I want the Government to recognise that we need a wider labour market strategy that addresses these issues, which sometimes unnecessarily inflame debates around immigration. They must also recognise that many of those who come to our country through a skilled worker route pay thousands of pounds in immigration health surcharges, which contributes to the finances of the NHS. Many of them are also higher-rate taxpayers and contribute to our economy, our country and important sectors.
Of course, technology also has a role to play—it really does. We can do so much more using technology, and we must make sure that we absolutely grow the workforce locally going forward.
I have presented the Minister with a long list of health and wellbeing issues across Essex, and I thank him and his team for their patience—he is a great Minister, who is very considered, and I know he will respond accordingly. With investment, innovation and support, our health and wellbeing services across Essex could be so much better. Importantly, they could meet the needs of our constituents and ensure that we have not just a sustainable NHS service that meets the needs of our population, but a happier and healthier population.
I am grateful for the opportunity to discuss these important health issues across Essex. I pay tribute to my right hon. Friend the Member for Maldon (Sir John Whittingdale) and my hon. Friend the Member for Colchester (Will Quince) for joining the debate, and to the Minister for a concise series of well-considered remarks. We have touched on a range of issues, including the challenging demographics of the county of Essex and the needs of populations, and key areas covering primary care services, GP-patient ratios, our hospitals, the need to safeguard the facilities of Maldon St Peter’s Hospital, the need to secure a health centre in Witham town, the growing needs in Tiptree itself and the significant demands on social care.

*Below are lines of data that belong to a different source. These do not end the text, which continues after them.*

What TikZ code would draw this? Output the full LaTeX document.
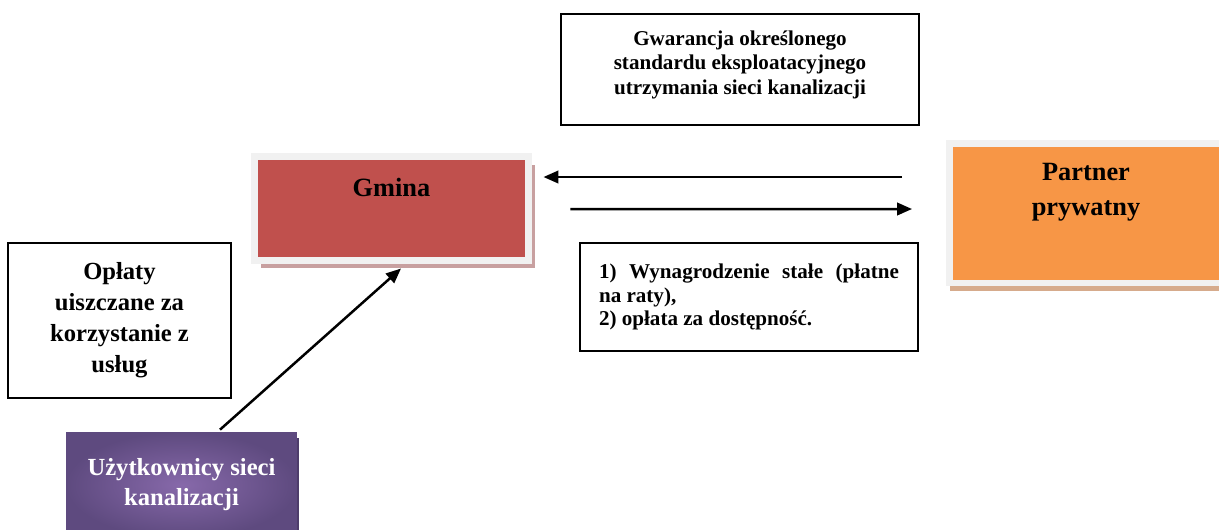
\documentclass[tikz,border=0pt]{standalone}
\usepackage{fontspec}
\setmainfont{Liberation Serif}
\usetikzlibrary{arrows.meta, calc, shadows}
\definecolor{gminaczerw}{HTML}{C0504D}
\definecolor{partnerpom}{HTML}{F79646}
\definecolor{ramkaszara}{HTML}{F1F1F1}
\definecolor{cienczerw}{HTML}{C8A0A0}
\definecolor{cienpom}{HTML}{D6AB8C}
\definecolor{fiolwew}{HTML}{8769AA}
\definecolor{fiolzew}{HTML}{5E4A7F}
\definecolor{cienfiol}{HTML}{4E3D6B}

\begin{document}
\begin{tikzpicture}[x=0.02cm, y=-0.02cm,
    ramka/.style = {draw=ramkaszara, line width=0.14cm, inner sep=0pt, minimum width=5.48cm},
    opis/.style = {draw, line width=0.04cm, inner sep=0pt, align=center},
    strzalka/.style = {line width=0.05cm, -{Triangle[length=0.3cm, width=0.25cm]}},
    tekst/.style = {font=\bfseries, align=center, inner sep=0pt}]
    % Parametri
    \pgfmathsetmacro{\W}{1219}
    \pgfmathsetmacro{\H}{529}
    \path[use as bounding box, clip] (0,0) rectangle (\W,\H);
    % Gmina
    \node[ramka, fill=gminaczerw, minimum height=2.07cm,
        drop shadow={shadow xshift=0.13cm, shadow yshift=-0.16cm, fill=cienczerw, opacity=1}]
        (gmina) at (391.5,208.25) {};
    \node[tekst, font=\bfseries\fontsize{15}{19.8}\selectfont] (gminanapis) at ($(gmina.north)+(0,34.5)$) {Gmina};
    % Partner prywatny
    \node[ramka, fill=partnerpom, minimum height=2.8cm,
        drop shadow={shadow xshift=0.02cm, shadow yshift=-0.16cm, fill=cienpom, opacity=1}]
        (partner) at (1086,213) {};
    \node[tekst, font=\bfseries\fontsize{15}{19.8}\selectfont] (partnernapis) at ($(partner.north)+(0,52.5)$) {Partner\\prywatny};
    % Uzytkownicy
    \node[tekst, text=white, font=\bfseries\fontsize{14}{17}\selectfont,
        minimum width=4.62cm, minimum height=2.12cm, inner color=fiolwew, outer color=fiolzew,
        drop shadow={shadow xshift=0.05cm, shadow yshift=-0.12cm, fill=cienfiol, opacity=1}]
        (uzytkownicy) at (181.5,485) {Użytkownicy sieci\\kanalizacji};
    % Opisy
    \node[opis, minimum width=7.16cm, minimum height=2.22cm, text depth=8pt,
        font=\bfseries\fontsize{12}{13.8}\selectfont]
        (gwarancja) at (740,69.5) {Gwarancja określonego\\standardu eksploatacyjnego\\utrzymania sieci kanalizacji};
    \node[opis, minimum width=6.76cm, minimum height=2.16cm, text width=6cm, align=justify,
        font=\bfseries\fontsize{12}{13.6}\selectfont]
        (wynagrodzenie) at (749,297) {1) Wynagrodzenie stałe (płatne\linebreak na raty),\par 2) opłata za dostępność.};
    \node[opis, minimum width=4.46cm, minimum height=3.1cm, font=\bfseries\fontsize{14}{17.6}\selectfont]
        (oplaty) at (119.5,320.5) {Opłaty\\uiszczane za\\korzystanie z\\usług};
    % Strzalki
    \draw[strzalka] ($(partner.west)+(-43.5,-36)$) -- ($(gmina.east)+(11.5,-31.25)$);
    \draw[strzalka] ($(gmina.east)+(38.5,0.75)$) -- ($(partner.west)+(-33.5,-4)$);
    \draw[strzalka] ($(uzytkownicy.north)+(38.5,-2)$) -- ($(gmina.south)+(9.5,5)$);
\end{tikzpicture}
\end{document}
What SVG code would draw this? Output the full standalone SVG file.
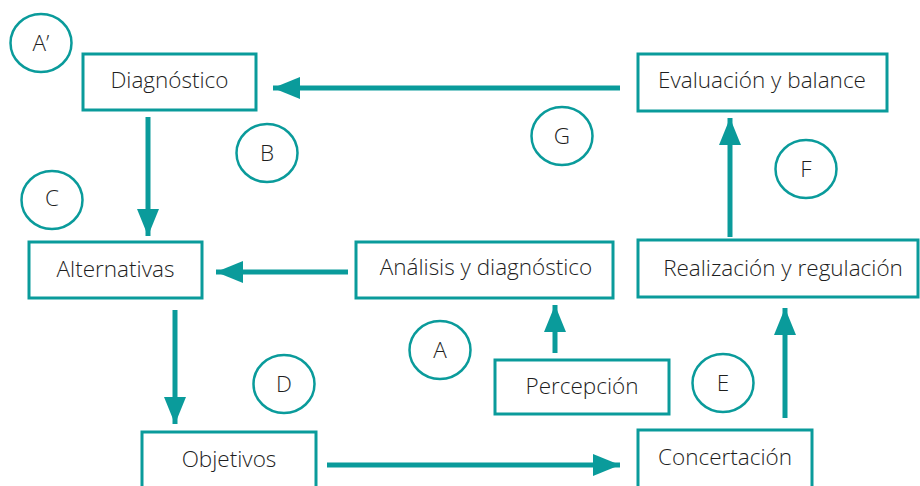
<svg xmlns="http://www.w3.org/2000/svg" width="920" height="486" viewBox="0 0 920 486">
  <style>
    .box { fill: #ffffff; stroke: #0a9b9b; stroke-width: 3; }
    .tag { fill: #ffffff; stroke: #0a9b9b; stroke-width: 2.5; }
    .lbl { font-family: "Open Sans", "Noto Sans", sans-serif; font-size: 22.5px; font-weight: 300; fill: #1e1e1e; text-anchor: middle; dominant-baseline: central; }
    .link { stroke: #0a9b9b; stroke-width: 5; fill: none; marker-end: url(#head); }
  </style>
  <defs>
    <marker id="head" markerUnits="userSpaceOnUse" markerWidth="28" markerHeight="22" refX="27" refY="11" orient="auto">
      <path d="M0,0 L27,11 L0,22 Z" fill="#0a9b9b"/>
    </marker>
  </defs>
  <rect width="920" height="486" fill="#ffffff"/>

  <!-- connectors -->
  <g id="connectors">
    <line class="link" x1="620" y1="88" x2="273" y2="88"/>
    <line class="link" x1="148" y1="117" x2="148" y2="236"/>
    <line class="link" x1="348" y1="272" x2="216" y2="272"/>
    <line class="link" x1="175" y1="310" x2="175" y2="424"/>
    <line class="link" x1="327" y1="465" x2="620" y2="465"/>
    <line class="link" x1="785" y1="418" x2="785" y2="308"/>
    <line class="link" x1="730" y1="237" x2="730" y2="118"/>
    <line class="link" x1="555" y1="353" x2="555" y2="305"/>
  </g>

  <!-- step nodes -->
  <g id="diagnostico">
    <rect class="box" x="83" y="54" width="173" height="56"/>
    <text class="lbl" x="169.5" y="79">Diagnóstico</text>
  </g>
  <g id="evaluacion">
    <rect class="box" x="638" y="54" width="249" height="57"/>
    <text class="lbl" x="762" y="79">Evaluación y balance</text>
  </g>
  <g id="alternativas">
    <rect class="box" x="29" y="242" width="173" height="56"/>
    <text class="lbl" x="115.5" y="268">Alternativas</text>
  </g>
  <g id="analisis">
    <rect class="box" x="356" y="242" width="257" height="56"/>
    <text class="lbl" x="486" y="266">Análisis y diagnóstico</text>
  </g>
  <g id="realizacion">
    <rect class="box" x="638" y="240" width="280" height="57"/>
    <text class="lbl" x="783" y="267">Realización y regulación</text>
  </g>
  <g id="percepcion">
    <rect class="box" x="495" y="360" width="174" height="54"/>
    <text class="lbl" x="582" y="385">Percepción</text>
  </g>
  <g id="objetivos">
    <rect class="box" x="142" y="432" width="174" height="70"/>
    <text class="lbl" x="229" y="458">Objetivos</text>
  </g>
  <g id="concertacion">
    <rect class="box" x="638" y="430" width="174" height="72"/>
    <text class="lbl" x="725" y="456">Concertación</text>
  </g>

  <!-- letter tags -->
  <g id="tag-a-prime">
    <ellipse class="tag" cx="41" cy="43" rx="30.5" ry="29"/>
    <text class="lbl" x="41" y="42">A’</text>
  </g>
  <g id="tag-b">
    <ellipse class="tag" cx="267" cy="153" rx="30.5" ry="29"/>
    <text class="lbl" x="267" y="152">B</text>
  </g>
  <g id="tag-g">
    <ellipse class="tag" cx="562" cy="136" rx="30.5" ry="29"/>
    <text class="lbl" x="562" y="135">G</text>
  </g>
  <g id="tag-f">
    <ellipse class="tag" cx="806" cy="169" rx="30.5" ry="29"/>
    <text class="lbl" x="806" y="168">F</text>
  </g>
  <g id="tag-c">
    <ellipse class="tag" cx="52" cy="200" rx="30.5" ry="29"/>
    <text class="lbl" x="52" y="197">C</text>
  </g>
  <g id="tag-a">
    <ellipse class="tag" cx="440" cy="350" rx="30.5" ry="29"/>
    <text class="lbl" x="440" y="349">A</text>
  </g>
  <g id="tag-d">
    <ellipse class="tag" cx="284" cy="384" rx="30.5" ry="29"/>
    <text class="lbl" x="284" y="383">D</text>
  </g>
  <g id="tag-e">
    <ellipse class="tag" cx="723" cy="383" rx="30.5" ry="29"/>
    <text class="lbl" x="723" y="382">E</text>
  </g>
</svg>
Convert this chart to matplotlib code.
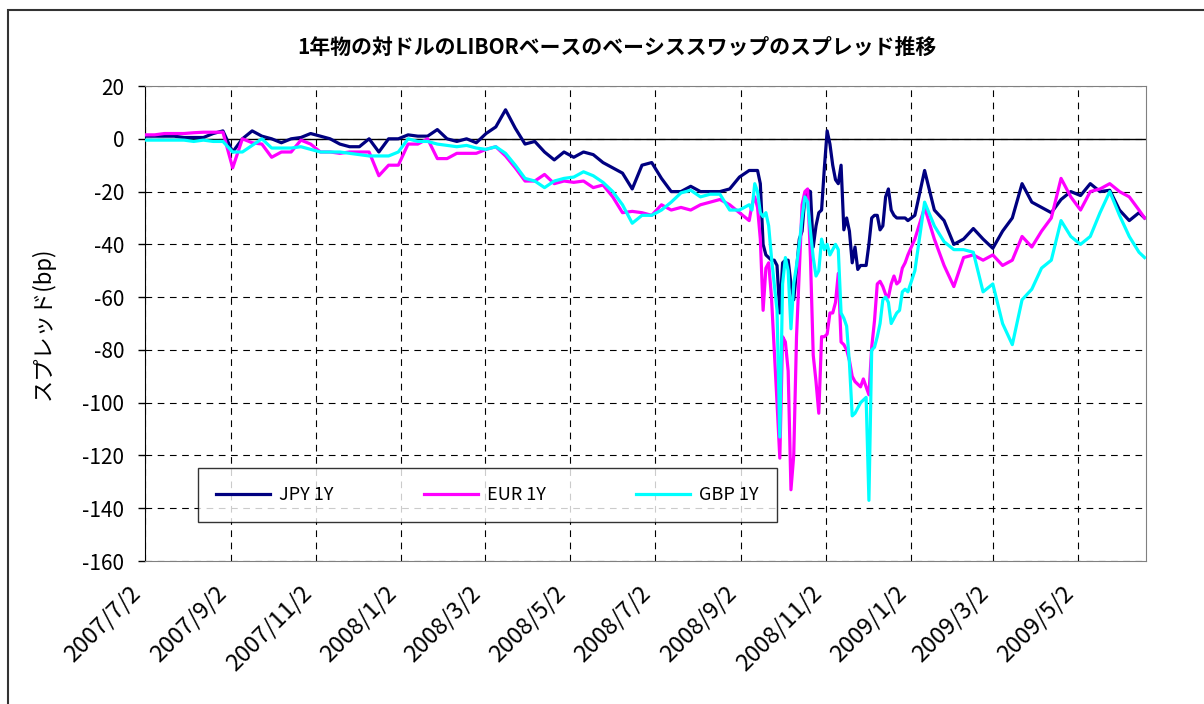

I thank everybody for their comments on the EPUT statutory mental health inquiry, which is particularly sensitive, difficult and challenging. I pay tribute to the Minister for meeting us last week, and his comments on meeting the families are crystal clear. I thank his private office, which contacted us MPs today—in less than a week—to ask for the specifics that we have discussed. It is important that we can go back to those families with the information that a meeting with the Secretary of State will take place very soon.
My final comment is to echo my right hon. Friend the Member for Maldon: the inquiry has been going on for too long. We need to find the right balance of redress and parity of esteem in the whole mental health debate. However, while the inquiry takes place, we also need to find the right services and support for the families and the lawyers in particular.
It has been a pleasure to secure this debate and raise these issues. I thank all hon, and right hon. Members for their important contributions. There is more to do, and we will be back to discuss the same issues again.
Question put and agreed to.
Resolved,
That this House has considered health and wellbeing services in Essex.